- [Information provided]
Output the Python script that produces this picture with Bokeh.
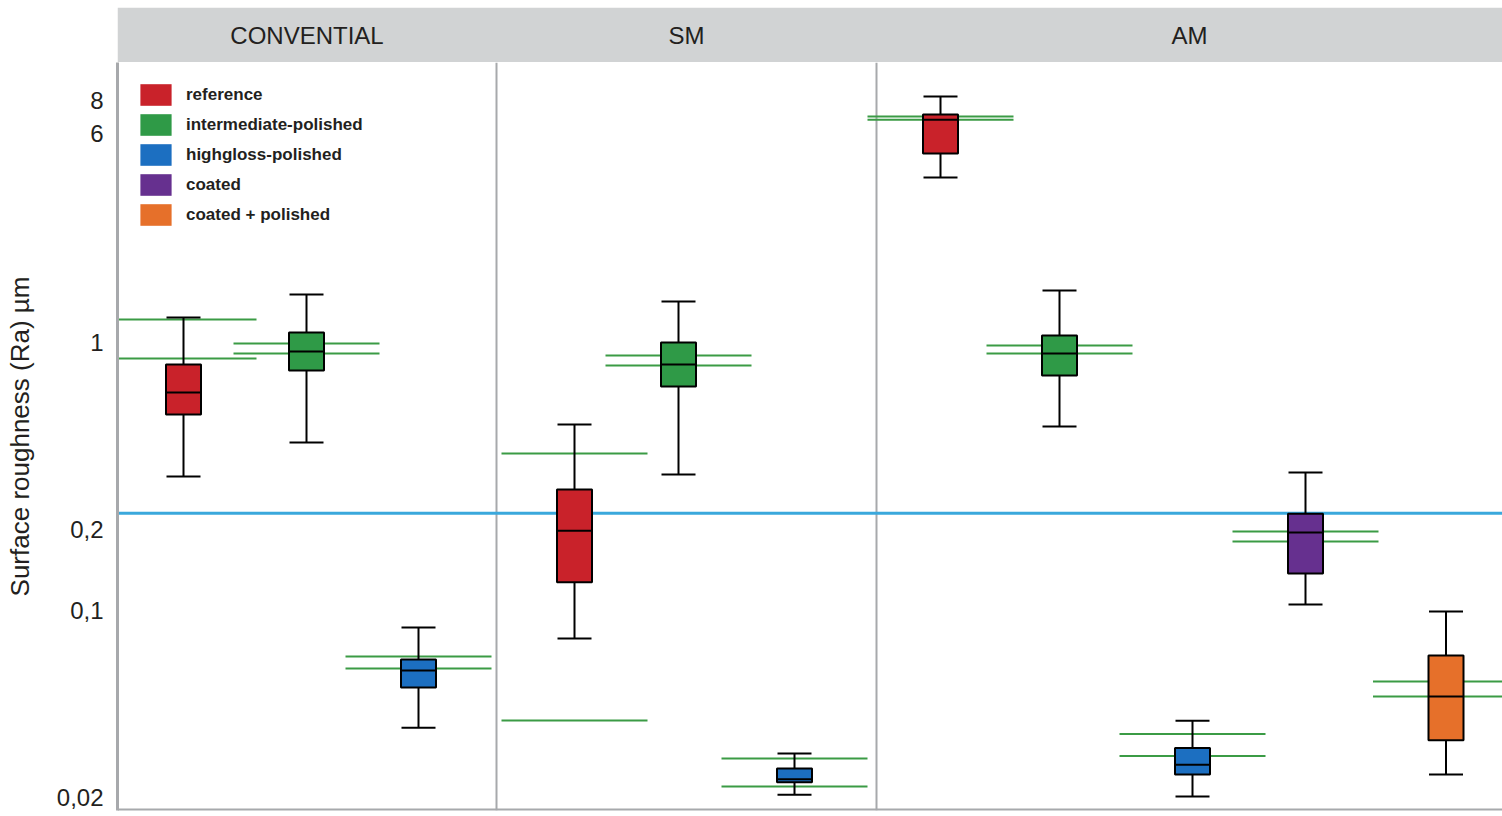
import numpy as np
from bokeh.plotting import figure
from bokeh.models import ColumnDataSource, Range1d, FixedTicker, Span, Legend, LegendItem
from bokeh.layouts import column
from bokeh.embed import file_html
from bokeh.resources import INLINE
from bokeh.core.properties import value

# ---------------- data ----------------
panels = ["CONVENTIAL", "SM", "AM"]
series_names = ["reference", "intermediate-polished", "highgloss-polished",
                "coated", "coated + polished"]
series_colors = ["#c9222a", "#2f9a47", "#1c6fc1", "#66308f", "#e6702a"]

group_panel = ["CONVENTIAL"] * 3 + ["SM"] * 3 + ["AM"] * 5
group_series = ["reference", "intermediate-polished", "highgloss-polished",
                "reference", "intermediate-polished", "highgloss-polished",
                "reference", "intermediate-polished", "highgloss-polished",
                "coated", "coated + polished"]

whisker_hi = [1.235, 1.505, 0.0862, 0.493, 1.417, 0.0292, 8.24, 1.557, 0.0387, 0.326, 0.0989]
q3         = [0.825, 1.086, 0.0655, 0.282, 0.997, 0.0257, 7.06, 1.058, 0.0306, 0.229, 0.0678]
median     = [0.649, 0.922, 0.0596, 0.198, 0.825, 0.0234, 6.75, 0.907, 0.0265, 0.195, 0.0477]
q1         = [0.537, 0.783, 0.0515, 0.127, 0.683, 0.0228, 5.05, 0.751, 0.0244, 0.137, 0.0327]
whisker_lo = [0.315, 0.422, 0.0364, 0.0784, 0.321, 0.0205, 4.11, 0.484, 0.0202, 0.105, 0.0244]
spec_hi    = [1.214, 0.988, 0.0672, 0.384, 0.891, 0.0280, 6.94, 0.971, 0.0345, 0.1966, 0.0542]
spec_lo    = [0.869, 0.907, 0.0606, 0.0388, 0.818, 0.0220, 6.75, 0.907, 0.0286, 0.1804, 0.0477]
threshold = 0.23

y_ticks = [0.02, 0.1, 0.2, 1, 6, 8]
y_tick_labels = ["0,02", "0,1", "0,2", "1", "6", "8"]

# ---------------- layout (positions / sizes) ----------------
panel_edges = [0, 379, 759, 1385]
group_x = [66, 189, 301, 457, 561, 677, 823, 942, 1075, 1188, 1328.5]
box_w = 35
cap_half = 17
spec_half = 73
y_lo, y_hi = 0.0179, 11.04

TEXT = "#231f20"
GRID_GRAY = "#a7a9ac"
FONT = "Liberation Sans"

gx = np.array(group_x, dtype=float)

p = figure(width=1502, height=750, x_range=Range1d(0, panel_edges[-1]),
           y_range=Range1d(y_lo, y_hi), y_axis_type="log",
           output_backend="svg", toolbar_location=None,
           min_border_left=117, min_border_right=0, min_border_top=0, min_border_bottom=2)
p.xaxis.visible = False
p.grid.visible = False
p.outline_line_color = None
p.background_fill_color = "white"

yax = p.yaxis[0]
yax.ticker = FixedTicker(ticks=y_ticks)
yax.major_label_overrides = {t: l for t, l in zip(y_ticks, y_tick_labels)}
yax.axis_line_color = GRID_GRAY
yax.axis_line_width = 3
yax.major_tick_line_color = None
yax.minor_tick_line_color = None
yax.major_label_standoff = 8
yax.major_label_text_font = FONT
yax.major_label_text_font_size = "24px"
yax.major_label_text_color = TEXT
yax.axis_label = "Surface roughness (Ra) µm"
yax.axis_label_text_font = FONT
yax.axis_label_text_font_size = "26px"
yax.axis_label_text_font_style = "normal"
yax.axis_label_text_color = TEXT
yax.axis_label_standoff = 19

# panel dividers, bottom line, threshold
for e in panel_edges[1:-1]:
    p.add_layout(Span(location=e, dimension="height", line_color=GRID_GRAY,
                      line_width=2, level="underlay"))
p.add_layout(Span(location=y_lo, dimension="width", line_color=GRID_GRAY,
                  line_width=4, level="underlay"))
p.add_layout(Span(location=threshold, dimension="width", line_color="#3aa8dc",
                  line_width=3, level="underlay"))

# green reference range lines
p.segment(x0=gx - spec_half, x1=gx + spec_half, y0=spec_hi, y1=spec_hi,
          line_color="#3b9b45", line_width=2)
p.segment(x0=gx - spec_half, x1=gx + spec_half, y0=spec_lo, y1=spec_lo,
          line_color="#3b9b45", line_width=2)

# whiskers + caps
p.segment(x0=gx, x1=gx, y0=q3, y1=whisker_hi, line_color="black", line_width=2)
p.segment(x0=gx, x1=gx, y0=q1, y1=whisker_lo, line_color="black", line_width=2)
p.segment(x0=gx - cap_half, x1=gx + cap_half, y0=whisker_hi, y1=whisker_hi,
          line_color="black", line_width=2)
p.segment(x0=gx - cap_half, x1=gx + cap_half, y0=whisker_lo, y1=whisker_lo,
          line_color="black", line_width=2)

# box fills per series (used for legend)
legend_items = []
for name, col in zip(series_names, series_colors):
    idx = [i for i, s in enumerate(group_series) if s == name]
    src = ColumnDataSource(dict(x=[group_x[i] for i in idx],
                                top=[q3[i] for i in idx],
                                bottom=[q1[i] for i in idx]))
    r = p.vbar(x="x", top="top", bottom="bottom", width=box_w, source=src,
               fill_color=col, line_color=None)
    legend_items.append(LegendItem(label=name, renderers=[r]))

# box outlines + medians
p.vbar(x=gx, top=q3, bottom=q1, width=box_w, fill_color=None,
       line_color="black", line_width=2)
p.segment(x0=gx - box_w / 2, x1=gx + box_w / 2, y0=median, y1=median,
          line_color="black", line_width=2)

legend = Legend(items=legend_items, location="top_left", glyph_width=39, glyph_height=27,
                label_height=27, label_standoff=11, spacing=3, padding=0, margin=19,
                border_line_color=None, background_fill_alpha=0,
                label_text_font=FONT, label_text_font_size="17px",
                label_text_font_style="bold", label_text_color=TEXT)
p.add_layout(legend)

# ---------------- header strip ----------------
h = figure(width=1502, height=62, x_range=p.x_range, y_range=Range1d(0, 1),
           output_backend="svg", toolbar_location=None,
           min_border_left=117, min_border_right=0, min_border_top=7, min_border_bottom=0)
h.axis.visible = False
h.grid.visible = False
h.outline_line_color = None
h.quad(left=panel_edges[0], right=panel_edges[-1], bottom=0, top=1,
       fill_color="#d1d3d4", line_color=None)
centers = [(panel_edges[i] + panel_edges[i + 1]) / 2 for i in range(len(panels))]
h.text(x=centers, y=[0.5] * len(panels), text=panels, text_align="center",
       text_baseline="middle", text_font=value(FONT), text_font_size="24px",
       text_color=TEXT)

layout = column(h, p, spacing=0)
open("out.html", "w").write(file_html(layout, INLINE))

- [Instructions for the task] Leave every image out, and retype the material exactly.

- [Task response]
Output the Python script that produces this picture with Bokeh.
import numpy as np
from bokeh.plotting import figure
from bokeh.models import ColumnDataSource, Range1d, FixedTicker, Span, Legend, LegendItem
from bokeh.layouts import column
from bokeh.embed import file_html
from bokeh.resources import INLINE
from bokeh.core.properties import value

# ---------------- data ----------------
panels = ["CONVENTIAL", "SM", "AM"]
series_names = ["reference", "intermediate-polished", "highgloss-polished",
                "coated", "coated + polished"]
series_colors = ["#c9222a", "#2f9a47", "#1c6fc1", "#66308f", "#e6702a"]

group_panel = ["CONVENTIAL"] * 3 + ["SM"] * 3 + ["AM"] * 5
group_series = ["reference", "intermediate-polished", "highgloss-polished",
                "reference", "intermediate-polished", "highgloss-polished",
                "reference", "intermediate-polished", "highgloss-polished",
                "coated", "coated + polished"]

whisker_hi = [1.235, 1.505, 0.0862, 0.493, 1.417, 0.0292, 8.24, 1.557, 0.0387, 0.326, 0.0989]
q3         = [0.825, 1.086, 0.0655, 0.282, 0.997, 0.0257, 7.06, 1.058, 0.0306, 0.229, 0.0678]
median     = [0.649, 0.922, 0.0596, 0.198, 0.825, 0.0234, 6.75, 0.907, 0.0265, 0.195, 0.0477]
q1         = [0.537, 0.783, 0.0515, 0.127, 0.683, 0.0228, 5.05, 0.751, 0.0244, 0.137, 0.0327]
whisker_lo = [0.315, 0.422, 0.0364, 0.0784, 0.321, 0.0205, 4.11, 0.484, 0.0202, 0.105, 0.0244]
spec_hi    = [1.214, 0.988, 0.0672, 0.384, 0.891, 0.0280, 6.94, 0.971, 0.0345, 0.1966, 0.0542]
spec_lo    = [0.869, 0.907, 0.0606, 0.0388, 0.818, 0.0220, 6.75, 0.907, 0.0286, 0.1804, 0.0477]
threshold = 0.23

y_ticks = [0.02, 0.1, 0.2, 1, 6, 8]
y_tick_labels = ["0,02", "0,1", "0,2", "1", "6", "8"]

# ---------------- layout (positions / sizes) ----------------
panel_edges = [0, 379, 759, 1385]
group_x = [66, 189, 301, 457, 561, 677, 823, 942, 1075, 1188, 1328.5]
box_w = 35
cap_half = 17
spec_half = 73
y_lo, y_hi = 0.0179, 11.04

TEXT = "#231f20"
GRID_GRAY = "#a7a9ac"
FONT = "Liberation Sans"

gx = np.array(group_x, dtype=float)

p = figure(width=1502, height=750, x_range=Range1d(0, panel_edges[-1]),
           y_range=Range1d(y_lo, y_hi), y_axis_type="log",
           output_backend="svg", toolbar_location=None,
           min_border_left=117, min_border_right=0, min_border_top=0, min_border_bottom=2)
p.xaxis.visible = False
p.grid.visible = False
p.outline_line_color = None
p.background_fill_color = "white"

yax = p.yaxis[0]
yax.ticker = FixedTicker(ticks=y_ticks)
yax.major_label_overrides = {t: l for t, l in zip(y_ticks, y_tick_labels)}
yax.axis_line_color = GRID_GRAY
yax.axis_line_width = 3
yax.major_tick_line_color = None
yax.minor_tick_line_color = None
yax.major_label_standoff = 8
yax.major_label_text_font = FONT
yax.major_label_text_font_size = "24px"
yax.major_label_text_color = TEXT
yax.axis_label = "Surface roughness (Ra) µm"
yax.axis_label_text_font = FONT
yax.axis_label_text_font_size = "26px"
yax.axis_label_text_font_style = "normal"
yax.axis_label_text_color = TEXT
yax.axis_label_standoff = 19

# panel dividers, bottom line, threshold
for e in panel_edges[1:-1]:
    p.add_layout(Span(location=e, dimension="height", line_color=GRID_GRAY,
                      line_width=2, level="underlay"))
p.add_layout(Span(location=y_lo, dimension="width", line_color=GRID_GRAY,
                  line_width=4, level="underlay"))
p.add_layout(Span(location=threshold, dimension="width", line_color="#3aa8dc",
                  line_width=3, level="underlay"))

# green reference range lines
p.segment(x0=gx - spec_half, x1=gx + spec_half, y0=spec_hi, y1=spec_hi,
          line_color="#3b9b45", line_width=2)
p.segment(x0=gx - spec_half, x1=gx + spec_half, y0=spec_lo, y1=spec_lo,
          line_color="#3b9b45", line_width=2)

# whiskers + caps
p.segment(x0=gx, x1=gx, y0=q3, y1=whisker_hi, line_color="black", line_width=2)
p.segment(x0=gx, x1=gx, y0=q1, y1=whisker_lo, line_color="black", line_width=2)
p.segment(x0=gx - cap_half, x1=gx + cap_half, y0=whisker_hi, y1=whisker_hi,
          line_color="black", line_width=2)
p.segment(x0=gx - cap_half, x1=gx + cap_half, y0=whisker_lo, y1=whisker_lo,
          line_color="black", line_width=2)

# box fills per series (used for legend)
legend_items = []
for name, col in zip(series_names, series_colors):
    idx = [i for i, s in enumerate(group_series) if s == name]
    src = ColumnDataSource(dict(x=[group_x[i] for i in idx],
                                top=[q3[i] for i in idx],
                                bottom=[q1[i] for i in idx]))
    r = p.vbar(x="x", top="top", bottom="bottom", width=box_w, source=src,
               fill_color=col, line_color=None)
    legend_items.append(LegendItem(label=name, renderers=[r]))

# box outlines + medians
p.vbar(x=gx, top=q3, bottom=q1, width=box_w, fill_color=None,
       line_color="black", line_width=2)
p.segment(x0=gx - box_w / 2, x1=gx + box_w / 2, y0=median, y1=median,
          line_color="black", line_width=2)

legend = Legend(items=legend_items, location="top_left", glyph_width=39, glyph_height=27,
                label_height=27, label_standoff=11, spacing=3, padding=0, margin=19,
                border_line_color=None, background_fill_alpha=0,
                label_text_font=FONT, label_text_font_size="17px",
                label_text_font_style="bold", label_text_color=TEXT)
p.add_layout(legend)

# ---------------- header strip ----------------
h = figure(width=1502, height=62, x_range=p.x_range, y_range=Range1d(0, 1),
           output_backend="svg", toolbar_location=None,
           min_border_left=117, min_border_right=0, min_border_top=7, min_border_bottom=0)
h.axis.visible = False
h.grid.visible = False
h.outline_line_color = None
h.quad(left=panel_edges[0], right=panel_edges[-1], bottom=0, top=1,
       fill_color="#d1d3d4", line_color=None)
centers = [(panel_edges[i] + panel_edges[i + 1]) / 2 for i in range(len(panels))]
h.text(x=centers, y=[0.5] * len(panels), text=panels, text_align="center",
       text_baseline="middle", text_font=value(FONT), text_font_size="24px",
       text_color=TEXT)

layout = column(h, p, spacing=0)
open("out.html", "w").write(file_html(layout, INLINE))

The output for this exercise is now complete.